Peygamber Efendimiz Hz Muhammed (sav) davetini yayacağı yeni bir ortam arayışındaydı. Hac mevsiminde Arabistan’ın her tarafından insanlar Kâbe’yi ziyaret etmek üzere Mekke’ye gelirdi. Bu, önemli bir fırsattı. Resûlullah (sav) hacılarla görüşmeye başladı. Onları İslâm’a davet etti. Görüştüğü kabilelerden sürekli olumsuz cevaplar aldı, ama yine de ümitsizliğe kapılmadı. Bu sırada Yesribliler’le de görüştü. Akabe’de yapılan bir görüşmenin sonunda, Yesrib’den altı kişi İslâm’ı kabul etti.

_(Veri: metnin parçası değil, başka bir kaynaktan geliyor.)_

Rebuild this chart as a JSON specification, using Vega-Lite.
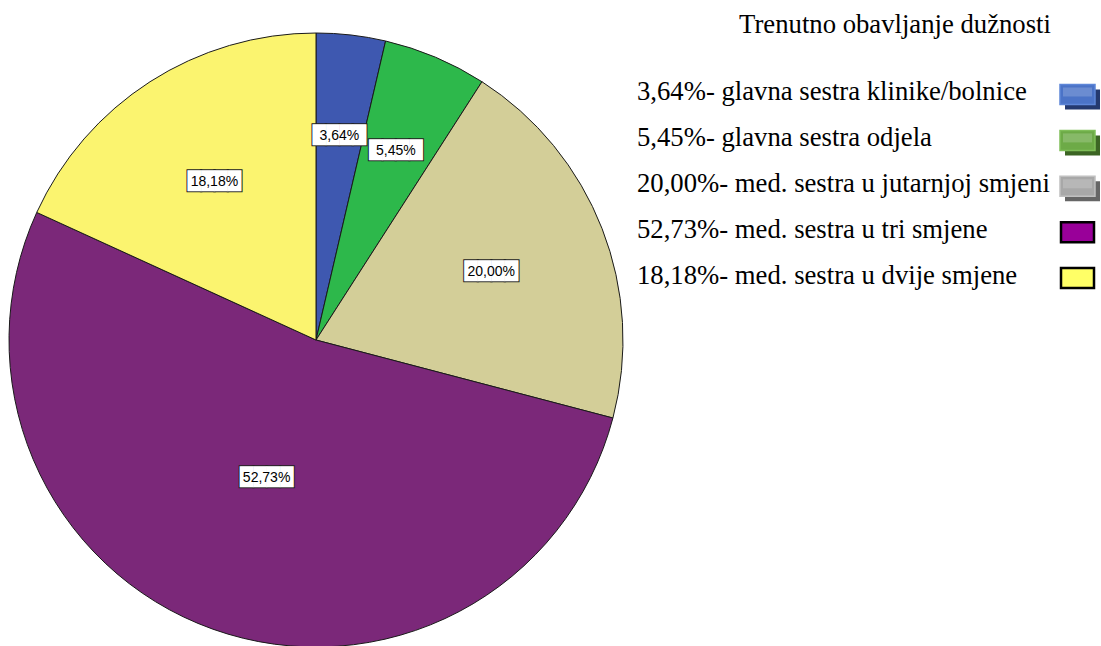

Akabe görüşmesi denilen bu olay İslâm davetinde bir dönüm noktası oldu.
Bu altı kişi, diğer Yesribliler’i de İslâm’a davet edecekleri sözünü vererek ayrıldılar. Ertesi yıl tekrar geldiler. Yanlarında altı kişi daha vardı. Yine Akabe’de Resûlullah (sav) ile görüştüler. Ona biat ettiler ve bundan böyle Allah’a şirk koşmayacaklarına, zina ve hırsızlık yapmayacaklarına, iftiradan sakınacaklarına, evlâtlarını öldürmeyeceklerine, Hz. Peygamber’in (sav) emirlerine uyacaklarına ve Allah uğrunda kimsenin kınamasından çekinmeyeceklerine dair söz verdiler. Bu olaya Birinci Akabe Biati denildi. Akabe Biati bir tohumdu ve ağaç haline gelmesi için uzun zaman beklemek gerekmeyecekti.
Yesrib’e Davet
Birinci Akabe Biatı’ndan sonra Hz. Peygamber (sav) Mus’ab b. Umeyr’i Yesrib’e gönderdi. Mus”ab bir yıl boyunca orada İslâm’ı anlattı. Yesrib’li müslümanların sayısı günden güne arttı. Ertesi yıl hac mevsiminde Hz. Peygamberle (sav) görüşmek için Mekke’ye gelen Yesribliler artık yetmiş beş kişiydi. Sevgili Peygamberimiz (sav) onlarla da Akabe’de buluştu. Henüz müslüman olmayan amcası Abbas da beraberindeydi. Yesribliler Hz. Peygamberi (sav) kendi şehirlerine davet ettiler. Abbas, onlara Hz. Muhammedi (sav) memleketlerine götürdükleri zaman çeşitli sıkıntılarla karşılaşabileceklerini, müşrik kabilelerin onlara düşmanlık yapabileceklerini hatırlattı. Böyle bir durumda onu düşmanlarına teslim edeceklerse bu işten şimdiden vazgeçmeleri uyarısında bulundu. Yesribliler canlarını, mallarını, çocuklarını ve kadınlarını korudukları gibi onu koruyacaklarına; rahat günlerde de sıkıntılı zamanlarda da ona itaat edeceklerine; bollukta da darlıkta da gerekli malî fedakârlıkta bulunacaklarına; iyiliği emredip kötülüğe engel olacaklarına; hakka bağlı olma konusunda hiç kimseden çekinmeyeceklerine dair söz vererek Hz. Peygamber’e (sav) biat ettiler. Bu olaya da İkinci Akabe Biati denildi.